Surgical

Surgical 

sur·gi·cal

  1. of surgeons or surgery

  2. used in or connected with surgery

  3. resulting from or after surgery

  4. of or like surgery or a surgical procedure in being regarded as very accurate, precisely targeted


We’ve been watching “The Messiah” series on Netflix.  No, I don’t think it is or was intended to be strictly biblical truth.  In fact, like much of the bible, there is some interpretation required if you are going to try to bring some of that narrative to life.  I am trying to watch it not as gospel, but as a thought-provoking interpretation.

One interesting thing I am wakening to is the precise way Jesus applied his life.  Clearly, he righted some of the wrongs the first time he showed up but also walked right by many other significant things that needed to be done.  This second coming of him on the show does similar things.  Appearing in the narrative, doing Jesus stuff, and then disappearing with still a lot of wrongs to be righted, left behind.

He seems to know the right things to say and not say.  The right things to do and not do.  He says he only does what his Father says.  (A pretty strong clue there on how we should operating!)

The word that keeps coming to mind is “surgical”.  He invades and deals with a situation with more of a scalpel than a mallet.

I was meeting with a client.  And as most senior executives or owners do, he was wrestling with the level of his contribution.  He was talking about time in the office, weeks thrown at problems, and that omnipresent sense that he is just not doing enough.

But as we started to talk about what he had been working on, another picture appeared.  Crucial conversations he had, key potential client engagements made, and possible mergers investigated.  Though this impact doesn’t always show up in the way we measure success (it will show up in the KPI’s later), the impact is profound and meaningful.  And it is the kind of thing that only they can do.

Almost surgical.

I mean the way we traditionally measure the success of a church is butts in the seats and shekels in the offering place.  Attendance and offerings.  

Jesus seemed pretty much unilaterally disinterested in either of those things.  And yet in the brief time he spent here and the few encounters we know about him, he surgically did the things necessary to start a movement that would change the world.

As a senior leader, are you doing only the things that only you can do?  Do you have the confidence to step back, look at things strategically, and then, like a surgeon, apply yourself in just the few ways that provide the greatest contribution?

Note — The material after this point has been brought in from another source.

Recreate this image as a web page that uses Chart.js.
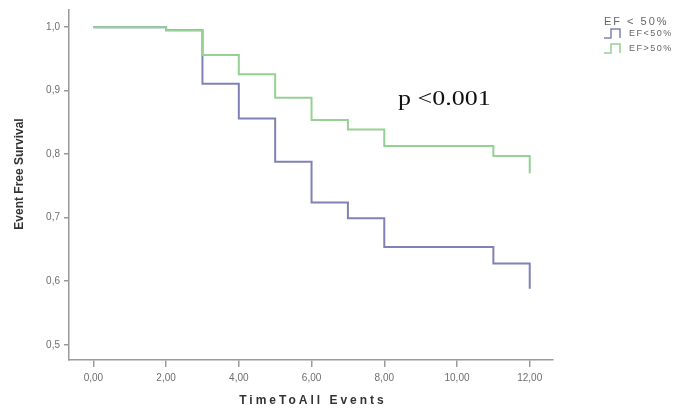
<!DOCTYPE html>
<html>
<head>
<meta charset="utf-8">
<script src="https://cdn.jsdelivr.net/npm/chart.js@4.4.1/dist/chart.umd.min.js"></script>
<style>
html,body{margin:0;padding:0;background:#fff;}
#wrap{width:697px;height:416px;position:relative;}
</style>
</head>
<body>
<div id="wrap"><canvas id="c" width="697" height="416"></canvas></div>
<script>
// Data (Kaplan-Meier step points: time, survival)
const timesLow  = [0, 2, 3, 4, 5, 6, 7, 8, 11, 12];
const survLow   = [1.0, 0.995, 0.911, 0.856, 0.788, 0.724, 0.699, 0.654, 0.628, 0.588];
const timesHigh = [0, 2, 3, 4, 5, 6, 7, 8, 11, 12];
const survHigh  = [1.0, 0.995, 0.956, 0.926, 0.889, 0.854, 0.839, 0.813, 0.797, 0.770];
const seriesLabels = ["EF<50%", "EF>50%"];
const legendTitle = "EF < 50%";
const xTicks = [0, 2, 4, 6, 8, 10, 12];
const yTicks = [0.5, 0.6, 0.7, 0.8, 0.9, 1.0];
const xTitle = "TimeToAll Events";
const yTitle = "Event Free Survival";
const pText = "p <0.001";

const BLUE = "#7f82b6";
const GREEN = "#95d095";
const AXIS = "#9a9a9a";
const TICKTXT = "#6e6e6e";

const toPts = (xs, ys) => xs.map((x, i) => ({x: x, y: ys[i]}));

const extras = {
  id: 'extras',
  afterDraw(chart) {
    const ctx = chart.ctx;
    ctx.save();
    // p value (horizontally stretched like the reference)
    ctx.save();
    ctx.translate(398, 105);
    ctx.scale(1.3, 1);
    ctx.fillStyle = "#111";
    ctx.font = "20px 'Liberation Serif', serif";
    ctx.textBaseline = "alphabetic";
    ctx.textAlign = "left";
    ctx.fillText(pText, 0, 0);
    ctx.restore();
    // x title
    ctx.font = "bold 12px 'Liberation Sans', Arial, sans-serif";
    ctx.letterSpacing = "3px";
    ctx.fillStyle = "#333";
    ctx.textAlign = "center";
    ctx.textBaseline = "middle";
    ctx.fillText(xTitle, 313, 401);
    // y title
    ctx.save();
    ctx.translate(20, 174);
    ctx.rotate(-Math.PI / 2);
    ctx.letterSpacing = "0px";
    ctx.fillText(yTitle, 0, 0);
    ctx.restore();
    // legend
    ctx.letterSpacing = "2px";
    ctx.textAlign = "left";
    ctx.font = "11px 'Liberation Sans', Arial, sans-serif";
    ctx.fillStyle = "#666";
    ctx.fillText(legendTitle, 604, 22);
    const cols = [BLUE, GREEN];
    ctx.font = "9px 'Liberation Sans', Arial, sans-serif";
    ctx.letterSpacing = "1.5px";
    cols.forEach((c, i) => {
      const y0 = 38 + i * 15;
      ctx.strokeStyle = c;
      ctx.lineWidth = 1.5;
      ctx.beginPath();
      ctx.moveTo(604, y0);
      ctx.lineTo(611, y0);
      ctx.lineTo(611, y0 - 9);
      ctx.lineTo(620, y0 - 9);
      ctx.lineTo(620, y0);
      ctx.stroke();
      ctx.fillStyle = "#666";
      ctx.fillText(seriesLabels[i], 629, y0 - 4);
    });
    ctx.restore();
  }
};

new Chart(document.getElementById('c'), {
  type: 'line',
  data: {
    datasets: [
      { label: seriesLabels[1], data: toPts(timesHigh, survHigh), borderColor: GREEN, borderWidth: 2, stepped: 'before', pointRadius: 0, fill: false },
      { label: seriesLabels[0], data: toPts(timesLow, survLow), borderColor: BLUE, borderWidth: 2, stepped: 'before', pointRadius: 0, fill: false }
    ]
  },
  options: {
    responsive: false,
    animation: false,
    layout: { padding: { top: 10, right: 144, left: 0, bottom: 0 } },
    plugins: { legend: { display: false }, tooltip: { enabled: false } },
    scales: {
      x: {
        type: 'linear', min: -0.67, max: 12.64,
        afterBuildTicks: s => { s.ticks = xTicks.map(v => ({value: v})); },
        afterFit: s => { s.height = 56; },
        grid: { drawOnChartArea: false, drawTicks: true, tickLength: 7, color: AXIS, lineWidth: 1.5 },
        border: { display: true, color: AXIS, width: 1.5 },
        ticks: { color: TICKTXT, font: { size: 10, family: "'Liberation Sans', Arial, sans-serif" }, padding: 5,
                 callback: v => v.toFixed(2).replace('.', ',') },
        title: { display: false }
      },
      y: {
        type: 'linear', min: 0.476, max: 1.027,
        afterBuildTicks: s => { s.ticks = yTicks.map(v => ({value: v})); },
        afterFit: s => { s.width = 69; },
        grid: { drawOnChartArea: false, drawTicks: true, tickLength: 5, color: AXIS, lineWidth: 1.5 },
        border: { display: true, color: AXIS, width: 1.5 },
        ticks: { color: TICKTXT, font: { size: 10, family: "'Liberation Sans', Arial, sans-serif" }, padding: 4,
                 callback: v => v.toFixed(1).replace('.', ',') },
        title: { display: false }
      }
    }
  },
  plugins: [extras]
});
</script>
</body>
</html>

It is rare that I meet with a leader that can’t simply articulate what those things are.  Some of the reasons we have discovered are:

  • we like doing the things that are most noticeable

  • we have a lot of guilt about not doing the work everyone else is doing

  • we don’t have the confidence in our role and contribution to do those things

  • we want everyone else to feel like we are not above the work we are asking them to do

I understand all of those responses.  I have uttered them and operated from under their oppressive weight.  They are also the path to things not really changing and you not finding the path to your “surgical” greatest contribution.

Consider

  • Do you find yourself doing the work that others should be doing?

  • Why is that?

  • What 2-3 things need to be done that only you can do?  Make a list.

  • Which one are you going to do first?